Introduction
The Stop Trading on Congressional Knowledge (STOCK) Act was enacted in 2012 to combat insider trading among public officials and increase transparency. Its impact on lawmaker behavior is well-documented, but a less explored angle is how the STOCK Act affects broader market behavior. This article analyzes the legislative intent behind the STOCK Act, its implementation, and how it may influence investor sentiment, trading volume, and public confidence in markets.

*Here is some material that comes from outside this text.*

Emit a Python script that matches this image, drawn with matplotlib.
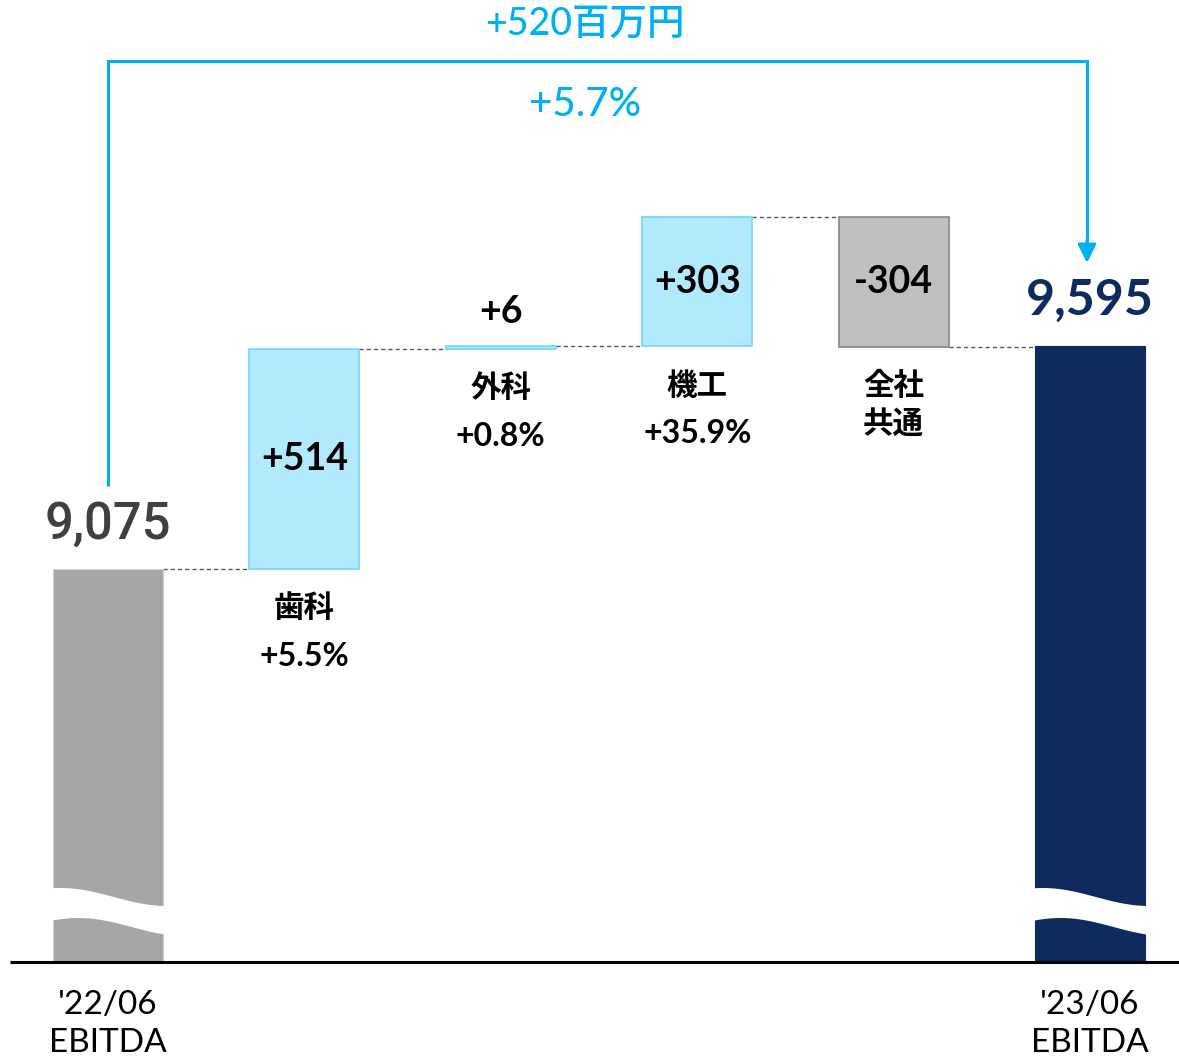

Background of the STOCK Act
Before 2012, members of Congress were not explicitly barred from using non-public information for financial gain. While insider trading laws technically applied to them, enforcement was murky. The STOCK Act clarified that lawmakers and federal employees are subject to insider trading laws and required them to report trades over $1,000 within 45 days.
Market Reactions to the Law’s Passage
When the STOCK Act was introduced and passed, there were modest increases in market optimism regarding transparency and fairness. Some studies observed temporary dips in trading volumes by members of Congress, suggesting a chilling effect. However, these patterns have not persisted long-term.
Increased Public Scrutiny
One of the most significant impacts of the STOCK Act has been the rise in public scrutiny. With data now available online, journalists, analysts, and activists monitor lawmaker trades in near real-time. This increased visibility may influence institutional investors who monitor congressional activity as part of sentiment analysis.
Market Movers and Lawmaker Trades
There is growing evidence that disclosures under the STOCK Act can temporarily influence market prices. For instance, when a prominent lawmaker discloses a large purchase of a tech or defense stock, retail traders and speculators may respond by mimicking the trade—resulting in short-term price bumps.
This is not unlike the behavior seen around corporate insider filings, but with added political implications.
Limitations of the STOCK Act
Despite its intent, the STOCK Act has limitations. Loopholes and late filings reduce its effectiveness. Members can still trade on broad policy knowledge that may not qualify as insider information. Additionally, the 45-day reporting window is too generous to allow for real-time detection or meaningful market correction.
Moreover, enforcement of the Act is inconsistent, with minimal penalties for violations. As a result, its deterrent effect has been modest.
Impact on Public Trust and Policy Proposals
The STOCK Act's most enduring legacy may be its role in shaping public perception. It has highlighted the need for ethical boundaries and transparency, even if its execution has fallen short. Calls for stronger reforms—such as mandatory blind trusts—have grown louder, fueled by public dissatisfaction.
Investor trust in government and market fairness is an intangible yet vital market component. The STOCK Act helps maintain a minimum level of that trust, albeit imperfectly.
Conclusion
While the STOCK Act has not drastically changed how markets operate, it has introduced important mechanisms for transparency and accountability. Its influence on market behavior is subtle—reflected more in public awareness and trader sentiment than in long-term price trends. For the Act to fully meet its potential, further reforms and enforcement will be necessary.